THE REQUEST: Tally the lines of the listing that contain the string "this". Give the number and nothing else.

DATASET CONTENT:
▶
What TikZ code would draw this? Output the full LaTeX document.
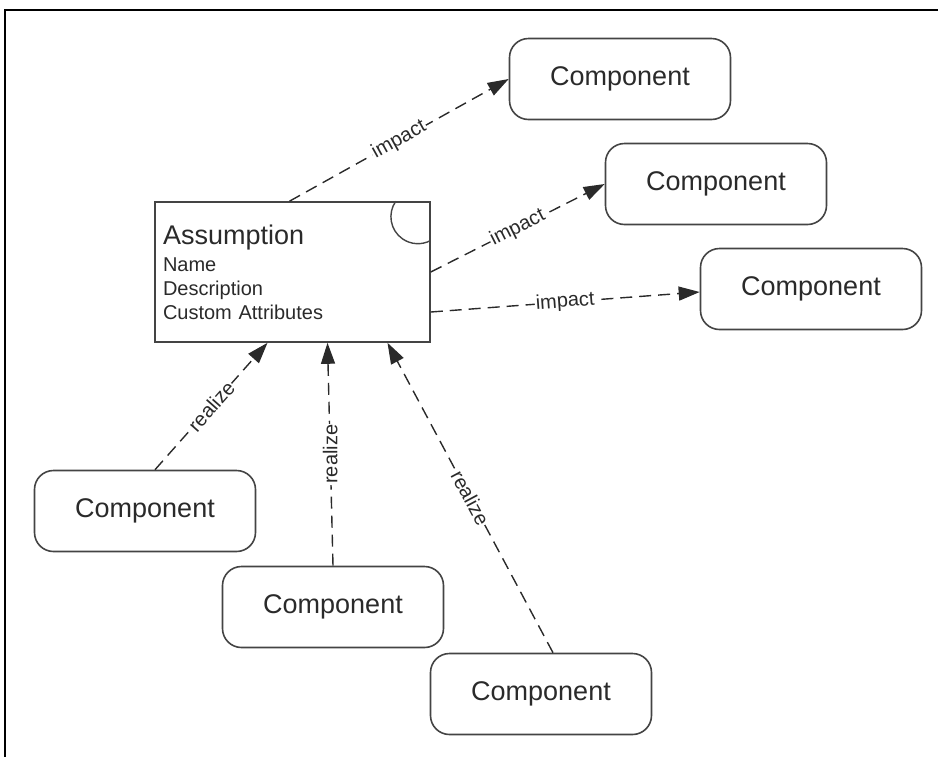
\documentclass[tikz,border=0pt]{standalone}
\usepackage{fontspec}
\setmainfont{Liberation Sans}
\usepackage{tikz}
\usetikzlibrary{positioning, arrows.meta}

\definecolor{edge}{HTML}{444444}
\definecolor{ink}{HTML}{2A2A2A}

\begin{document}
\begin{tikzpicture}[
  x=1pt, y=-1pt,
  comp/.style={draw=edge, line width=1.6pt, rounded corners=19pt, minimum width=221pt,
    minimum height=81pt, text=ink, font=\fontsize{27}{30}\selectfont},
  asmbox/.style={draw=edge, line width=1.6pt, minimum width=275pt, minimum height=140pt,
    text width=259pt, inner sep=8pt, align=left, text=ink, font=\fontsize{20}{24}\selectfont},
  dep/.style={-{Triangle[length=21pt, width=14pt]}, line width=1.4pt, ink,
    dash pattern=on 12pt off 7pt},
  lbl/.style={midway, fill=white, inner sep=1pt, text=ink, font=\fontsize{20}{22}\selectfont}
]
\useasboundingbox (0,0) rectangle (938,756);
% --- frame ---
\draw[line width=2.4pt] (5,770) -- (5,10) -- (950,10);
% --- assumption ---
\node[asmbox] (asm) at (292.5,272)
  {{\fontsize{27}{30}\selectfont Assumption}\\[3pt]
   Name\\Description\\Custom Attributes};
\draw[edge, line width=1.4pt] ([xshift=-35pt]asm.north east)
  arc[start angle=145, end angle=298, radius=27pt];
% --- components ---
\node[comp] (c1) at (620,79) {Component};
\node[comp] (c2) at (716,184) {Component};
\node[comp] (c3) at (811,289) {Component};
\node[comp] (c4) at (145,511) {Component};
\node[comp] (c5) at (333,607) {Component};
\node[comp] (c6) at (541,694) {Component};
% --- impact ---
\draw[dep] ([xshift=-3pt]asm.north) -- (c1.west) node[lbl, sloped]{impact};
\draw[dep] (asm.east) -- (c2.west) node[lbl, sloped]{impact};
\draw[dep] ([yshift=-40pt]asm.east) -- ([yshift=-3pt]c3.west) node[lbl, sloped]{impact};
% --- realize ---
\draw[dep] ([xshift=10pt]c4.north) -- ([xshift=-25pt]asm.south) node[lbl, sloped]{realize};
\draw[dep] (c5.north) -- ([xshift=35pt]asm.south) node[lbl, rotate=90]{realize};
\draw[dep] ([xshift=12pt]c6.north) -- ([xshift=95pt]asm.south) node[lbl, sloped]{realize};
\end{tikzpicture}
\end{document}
◀
▶
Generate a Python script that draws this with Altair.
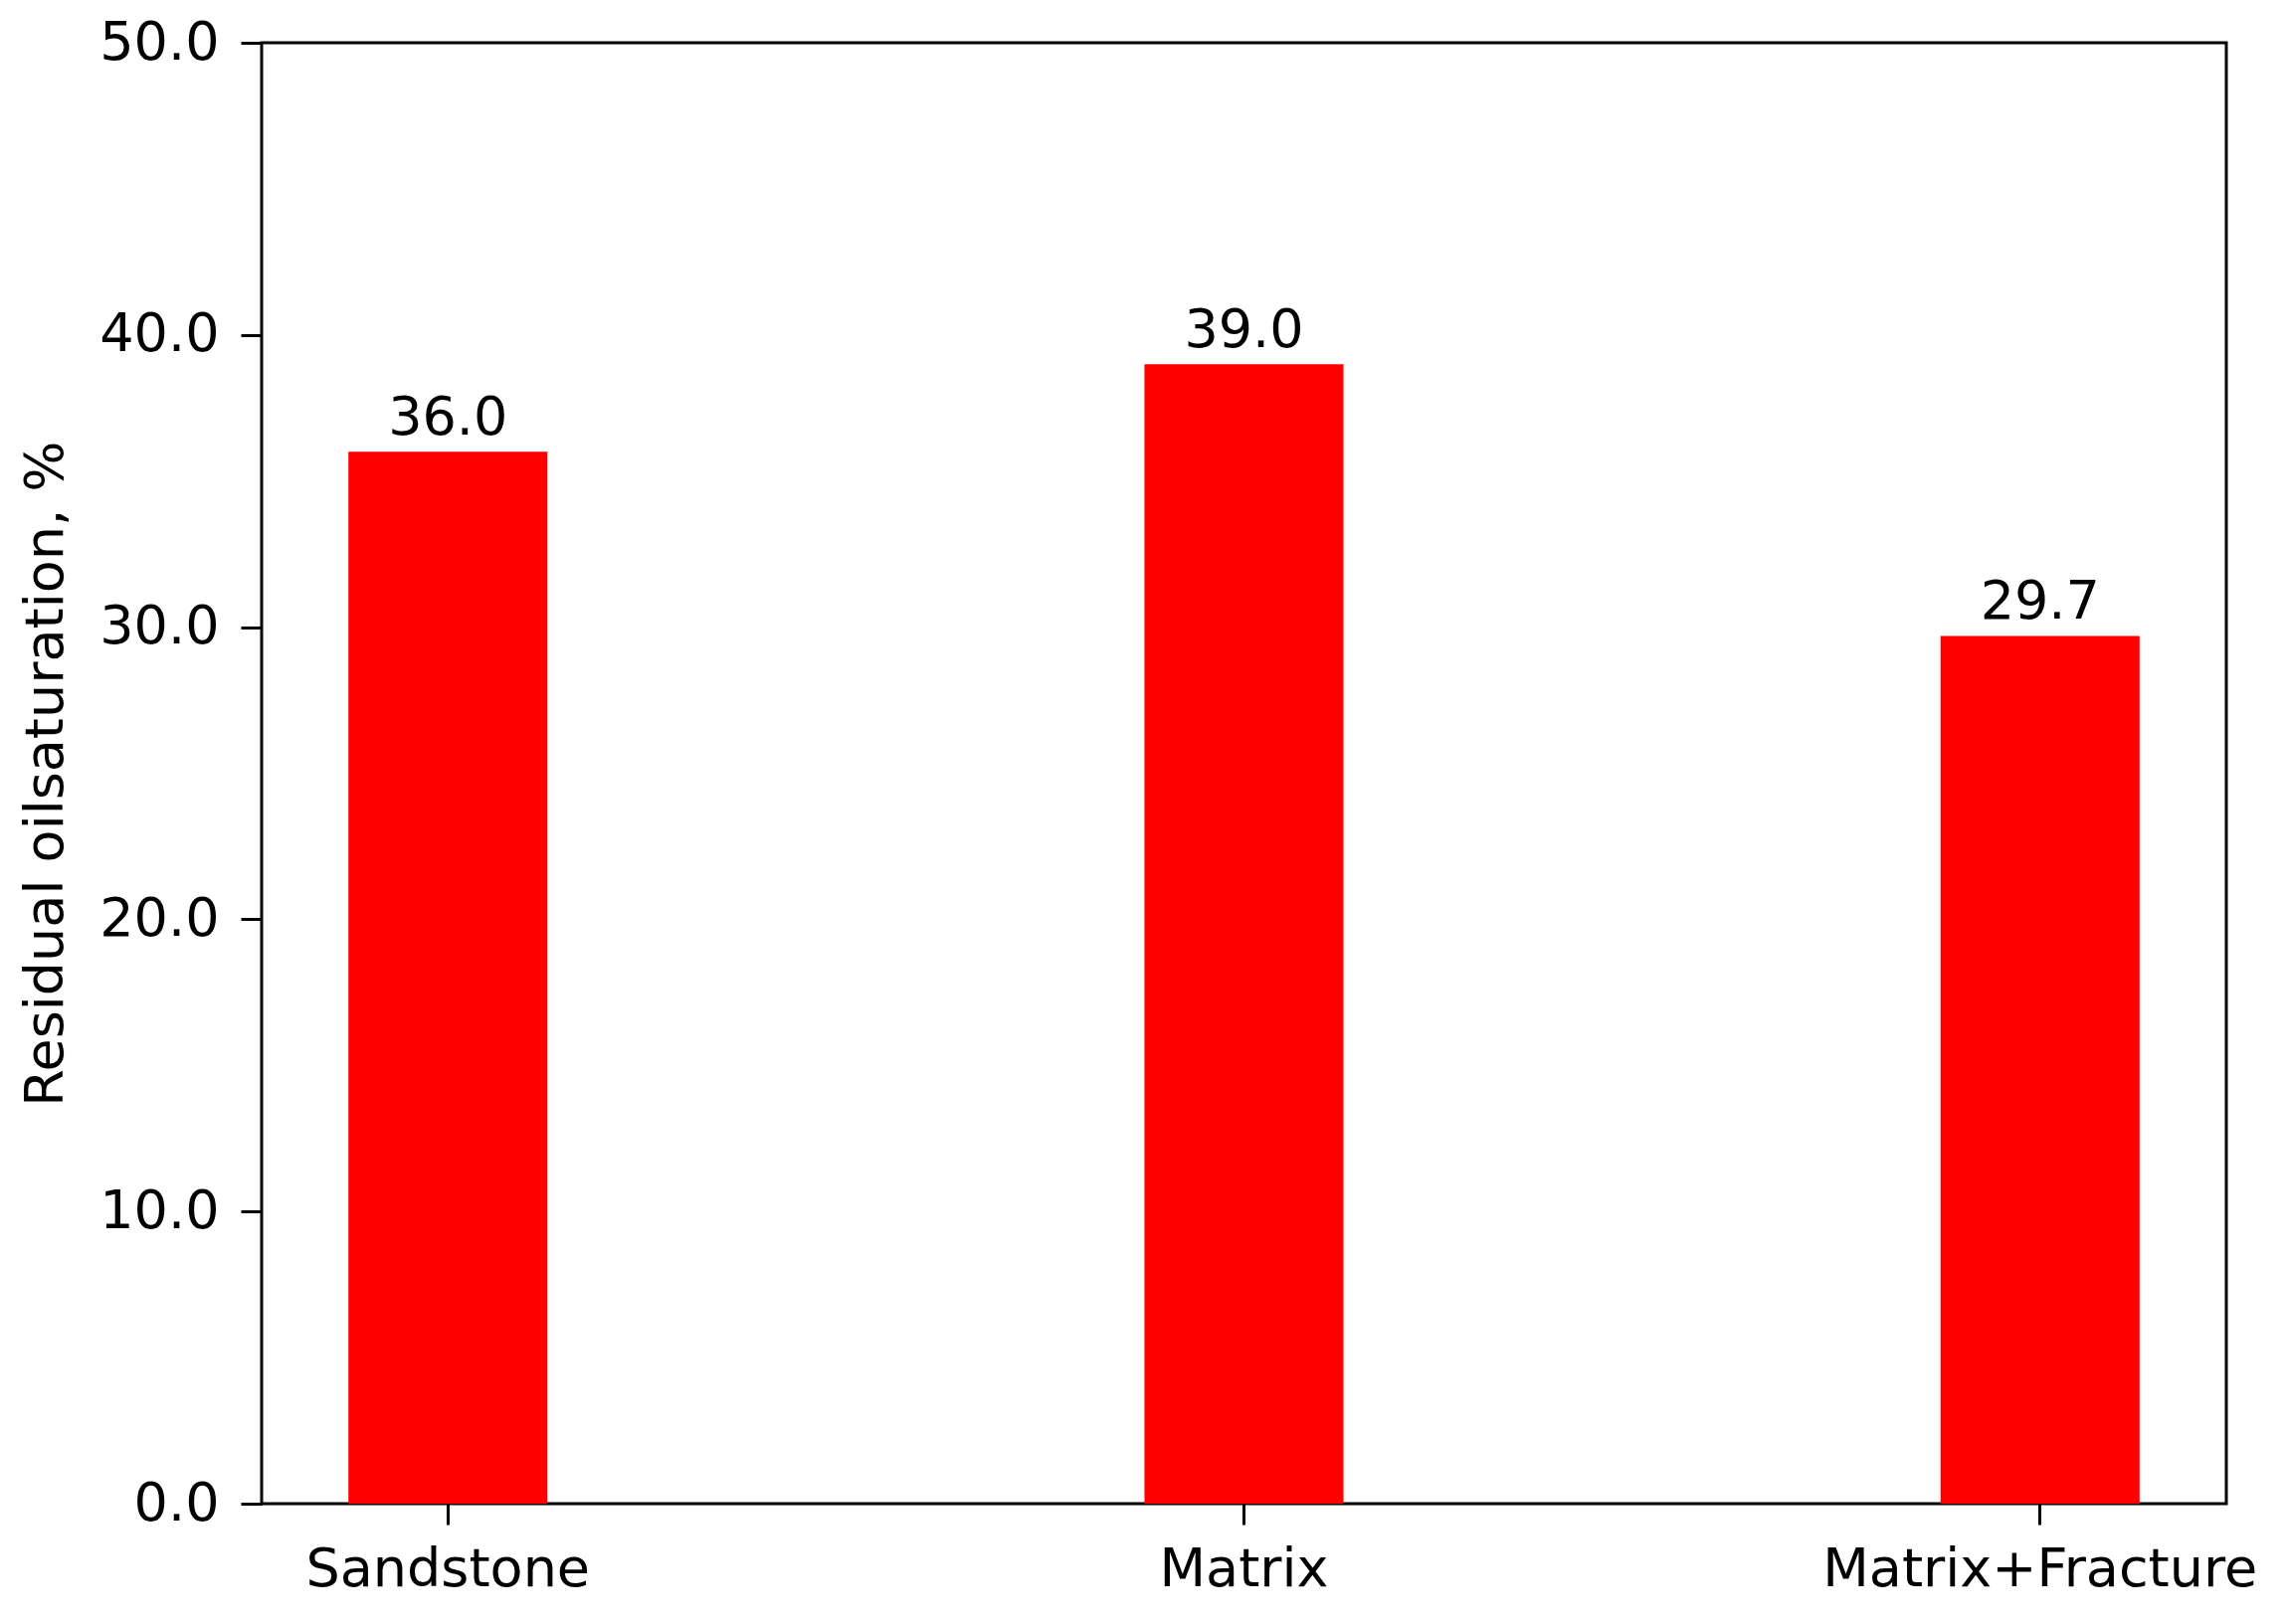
◀
TASK SOLUTION: 2